August 26 - Spent $3045 with Gene, Ganssle for a TV air time buy.
August 29 - Spent $2300 with Gene Ganssle for a TV air time purchase.

That's $6695 of primary election funding spent on the TV spot less than a week and a half before an uncontested primary.




From Hernandez' post-primary finance report, covering the same period as Thompson's -


August 28 - Received $12921 from Clean Elections.
August 29 - Spent $1554 with Gene Ganssle for "TV".
August 31 - Spent $1350 with Gene Ganssle for "production cost".
September 1 - Spent $1000 with Connie Thompson (aka - "Mrs. Mark Thompson") for "consultant services" (not really relevant to this post, but interesting nonetheless).


That's $2904 of primary election funding spent on a TV spot, less than five days before an uncontested primary.


Now, CCEC rules allow for the use during the general election period of goods and services purchased with primary election funding, under certain circumstances.
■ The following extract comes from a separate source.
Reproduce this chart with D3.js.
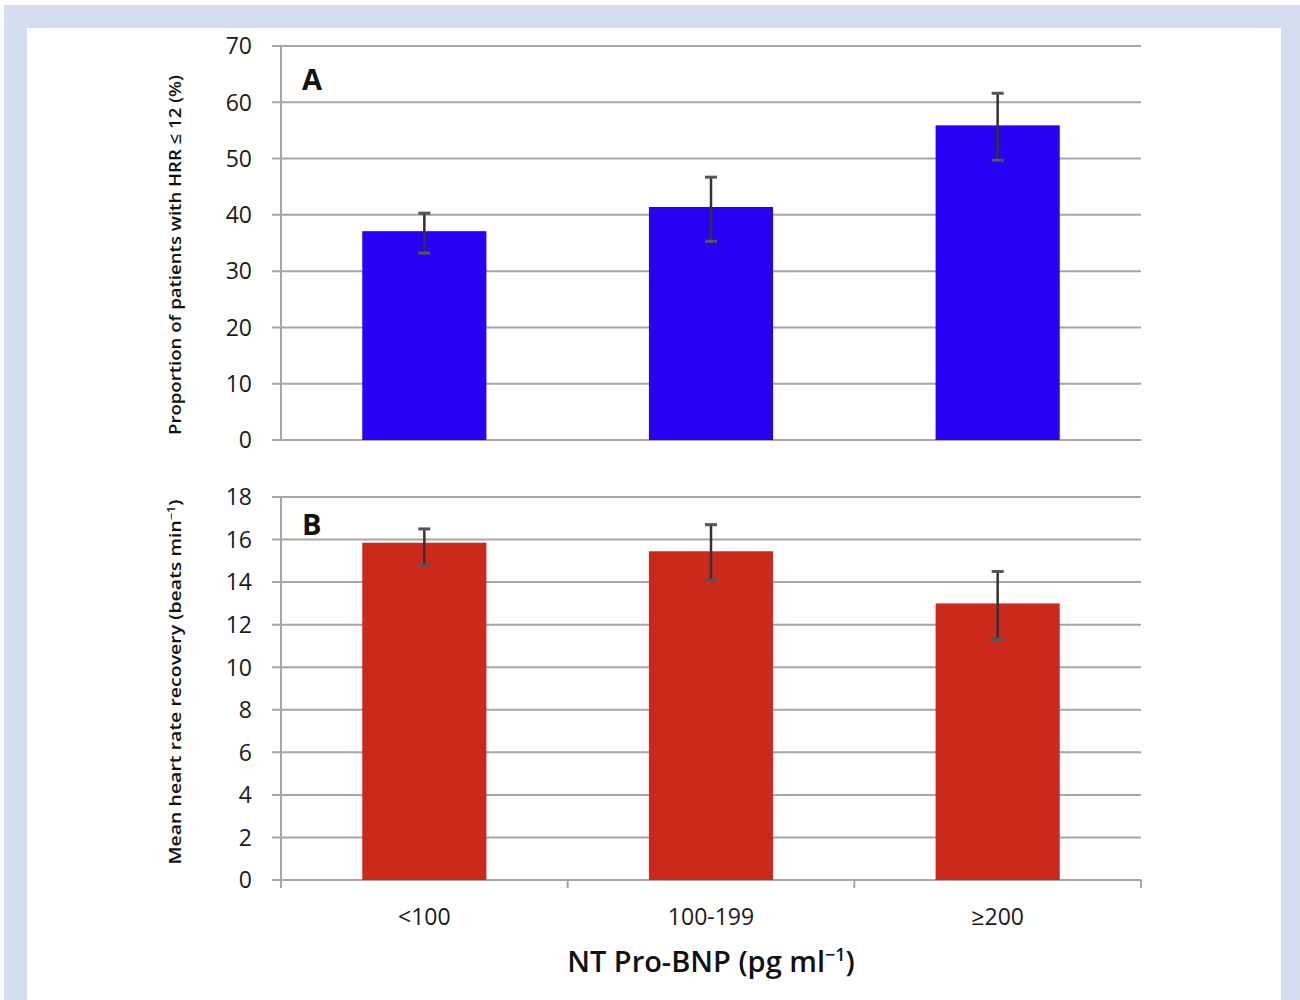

From CCEC rules, section R2-20-106, paragraph G (aka page 37) (emphasis mine)-
Pursuant to A.R.S. § 16-953(A), a participating candidate shall return to the Fund all of his or her primary election funds not committed to expenditures (1) during the primary election period; and (2) for goods or services directed to the primary election. A candidate shall not be deemed to have violated A.R.S. § 16-953(A) or this subsection on account of failure to use all materials purchased with primary election funds prior to the primary election, provided such candidate exercises good faith and diligent efforts to comply with the requirement that goods and services purchased with primary election funds be directed to the primary election.

Ummm...given the short time between contracting for the production of the TV ad in very late August and the primary on September 2, it seems that their "diligence" was directed to toward *spending* their primary funding, not *using* the goods and services purchased during the primary.

Of course, that's assuming that they didn't contract for the production and airtime before receiving the primary election funding, which is an entirely different set of violations. :)


Either way, Thompson and Hernandez may have some explaining/spinning to do when the Clean Elections Commission comes around asking questions.






I wonder if either one will earn the nickname "Pinocchio" after that conversation. :)






















Today's lesson for candidates? Get your Clean Elections $5s in as early as possible, even when running unopposed in the primary. Candidates for lege trying to spend more than $12K in less than 10 days is just asking for a violation.

Later!

1 comment:

Lee said...

FWIW, Gene Ganssle is the gay-baiting bigot who ran against Tempe then-Mayor Neil Giuliano in the September 2001 recall election against the mayor.

Ganssle was SO smarmy about his gay-baiting: even though nobody asked, he would repeatedly state with mock innocence during his stump speeches that he wasn't running against the openly-gay Giuliano "because of his lifestyle".

Giuliano slaughtered Ganssle by more than 2-to-1.

Historical note: in 1990, Ganssle played Brad Majors in the Mill Avenue Theater's stage production of the Rocky Horror Show. Those of you who have seen the audience-participation-friendly film version will recall that whenever the Brad character appears on screen, the audience yells "Asshole!" at him. They did so at Ganssle whenever he appeared on stage.

The more things change, the more things stay the same.